According to this doctor, concussion tends to follow an indefinite course, usually if there were no fractures as was the case herein and there was no molecular damage to the substance of the brain, then recovery is complete in time. Whiplash injury without fractures follows a similar course and may or may not have any permanent disability. Professor Dar supported presence of concussional and whiplash injuries, lack of concentration, memory deficiency and temper manifestations. Dr Bal was mainly concerned with N’s hearing problems. According to him this plaintiff has definitely hearing problems following the accident and that the handicap is adequate enough to interfere in her day to day activities.

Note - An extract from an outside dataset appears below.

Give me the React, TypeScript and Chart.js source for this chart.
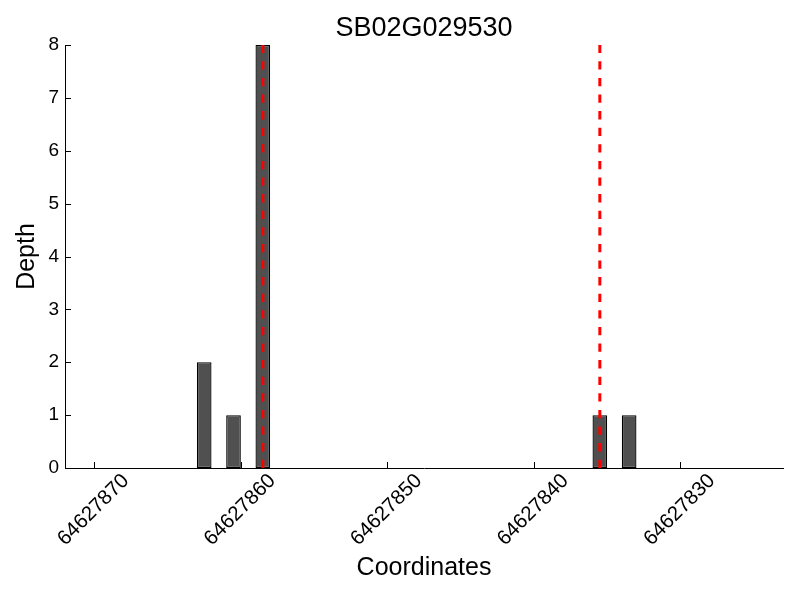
import React, { useEffect, useRef } from "react";
import { Chart, registerables } from "chart.js";

Chart.register(...registerables);

// ---- data ----
const TITLE = "SB02G029530";
const X_LABEL = "Coordinates";
const Y_LABEL = "Depth";

// bin centres (coordinates) and their read depth
const coordinates = [64627862.5, 64627860.5, 64627858.5, 64627835.5, 64627833.5];
const depth = [2, 1, 8, 1, 1];

// gene boundary markers (red dashed lines)
const markerCoordinates = [64627858.5, 64627835.5];

const xTickValues = [64627870, 64627860, 64627850, 64627840, 64627830];
const yTickValues = [0, 1, 2, 3, 4, 5, 6, 7, 8];
const xRange = [64627823, 64627872];
const yRange = [0, 8];

const FONT = "'Liberation Sans', Arial, Helvetica, sans-serif";

const innerTicks = {
  id: "innerTicks",
  afterDatasetsDraw(chart: any) {
    const { ctx, chartArea } = chart;
    const x = chart.scales.x;
    const y = chart.scales.y;
    ctx.save();
    ctx.strokeStyle = "#000";
    ctx.lineWidth = 1;
    ctx.beginPath();
    x.ticks.forEach((_t: any, i: number) => {
      const px = Math.round(x.getPixelForTick(i)) + 0.5;
      ctx.moveTo(px, chartArea.bottom);
      ctx.lineTo(px, chartArea.bottom - 6);
    });
    y.ticks.forEach((_t: any, i: number) => {
      const py = Math.round(y.getPixelForTick(i)) + 0.5;
      ctx.moveTo(chartArea.left, py);
      ctx.lineTo(chartArea.left + 6, py);
    });
    ctx.stroke();
    ctx.restore();
  },
};

export default function App() {
  const canvasRef = useRef<HTMLCanvasElement | null>(null);

  useEffect(() => {
    if (!canvasRef.current) return;
    const chart = new Chart(canvasRef.current, {
      type: "bar",
      data: {
        datasets: [
          ...markerCoordinates.map((c) => ({
            type: "line" as const,
            data: [
              { x: c, y: yRange[0] },
              { x: c, y: yRange[1] },
            ],
            borderColor: "#ff0000",
            borderWidth: 3,
            borderDash: [8.3, 8.3],
            pointRadius: 0,
            fill: false,
            tension: 0,
            order: 0,
          })),
          {
            type: "bar" as const,
            data: coordinates.map((c, i) => ({ x: c, y: depth[i] })),
            backgroundColor: "#505050",
            borderColor: "#000000",
            borderWidth: 1.3,
            borderSkipped: false,
            inflateAmount: 0,
            categoryPercentage: 1,
            barPercentage: 0.5,
            order: 1,
          },
        ],
      } as any,
      options: {
        responsive: false,
        animation: false,
        layout: { padding: { left: 0, right: 17, top: 0, bottom: 0 } },
        plugins: {
          legend: { display: false },
          tooltip: { enabled: false },
          title: {
            display: true,
            fullSize: false,
            text: TITLE,
            color: "#000",
            font: { family: FONT, size: 27, weight: "normal" },
            padding: { top: 12.6, bottom: 0 },
          },
        },
        scales: {
          x: {
            type: "linear",
            reverse: true,
            min: xRange[0],
            max: xRange[1],
            offset: false,
            grid: { display: false, drawTicks: false, tickLength: 0, offset: false },
            border: { display: true, color: "#000", width: 1, z: 1 },
            afterBuildTicks: (s: any) => {
              s.ticks = xTickValues.map((v) => ({ value: v }));
            },
            ticks: {
              autoSkip: false,
              minRotation: 45,
              maxRotation: 45,
              padding: 1,
              labelOffset: 31.5,
              color: "#000",
              font: { family: FONT, size: 20.5 },
              callback: (v: any) => String(v),
            },
            title: {
              display: true,
              text: X_LABEL,
              color: "#000",
              font: { family: FONT, size: 25 },
              padding: { top: 0, bottom: 17 },
            },
            afterFit: (s: any) => {
              s.height = 132;
            },
          },
          y: {
            type: "linear",
            min: yRange[0],
            max: yRange[1],
            grid: { display: false, drawTicks: false, tickLength: 0 },
            border: { display: true, color: "#000", width: 1, z: 1 },
            afterBuildTicks: (s: any) => {
              s.ticks = yTickValues.map((v) => ({ value: v }));
            },
            ticks: {
              padding: 6,
              color: "#000",
              font: { family: FONT, size: 19 },
              callback: (v: any) => String(v),
            },
            title: {
              display: true,
              text: Y_LABEL,
              color: "#000",
              font: { family: FONT, size: 25 },
              padding: { top: 12, bottom: 0 },
            },
            afterFit: (s: any) => {
              s.width = 65;
            },
          },
        },
      } as any,
      plugins: [innerTicks],
    });
    return () => chart.destroy();
  }, []);

  return (
    <div style={{ position: "absolute", left: 0, top: 0, width: 800, height: 600, background: "#fff" }}>
      <canvas ref={canvasRef} width={800} height={600} style={{ display: "block" }} />
    </div>
  );
}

That her percetive loss is obviously permanent and cannot be corrected by medical or surgical treatment. He is of the view that if hearing deteriorates further she might have to use a hearing aid which would bring a lot of psychological trauma to the mind of the patient. The loss here is more pronounced in the right than in the left ear. This plaintiff complained to Dr Shashi Patel of constant headaches, poor memory, irritability, ringing sensation in right ear, loss of hearing on the right ear, pain in neck, recurrent colds, pain in right knee while sitting for a while, cannot kneel to pray in mosque, gidiness, cannot sleep well, pain in scar of scalp in cold; difficulty in attending phones, scars, lethargic after accident and so forth.
As to difficulty in hearing, the court observed that this plaintiff while in the witness box had no difficulty at all in answering any question from either her counsel or that of the defendant. For instance, at no time was any question repeated to her. And as to difficultly in attending phone calls, the plaintiff answered in cross-examination that she had been able to speak to her children in the United States on phone on a number of times without any problem. Though, therefore, the accident may have had some effect on her hearing capacity, yet that effect was exaggerated during her evidence and also in the medical evidence.
In this case, the plaintiff N sustained no fractures. But she sustained cerebral concussion, laceration of the scalp, pinna of left ear, and right thumb and bruising of cervical spine and right knee with abrasion in front of right knee joint. She was admitted to Aga Khan Hospital from December 16, 1979 to December 22, 1979 for observation of the head injury, she has developed headaches, gidiness, poor memory, insomnia and pain in occipital scar in cold in the form of post concussional syndrome which is likely to continue for some time or may even deteriorate with the passage of time. She also sustained a whiplash injury which may gradually improve in future as well as an injury on right ear and so on and so forth.
These are by no means serious injuries which the plaintiff suffered as a result of the accident of December 16, 1979 in which the defendant was largely to blame. Considering the evidence and circumstances of this case and taking into account defence medical report and evidence and the 30% contributory negligence on the part of this plaintiff, I feel an award to her of Shs 180,000 for pain suffering and loss of amenities is reasonably adequate. See Elizabeth Wairimu Mururu v Emmy Mwatha AnnahH CCC NO 2938 of 1979 (unreported). In the ultimate result I would enter judgement for the plaintiffs’ against the defendant in the sum of Shs 297,540 together with interest and 3/4 costs. This is the order of this court.
Dated and Delivered in Nairobi this 25th day of June 1985.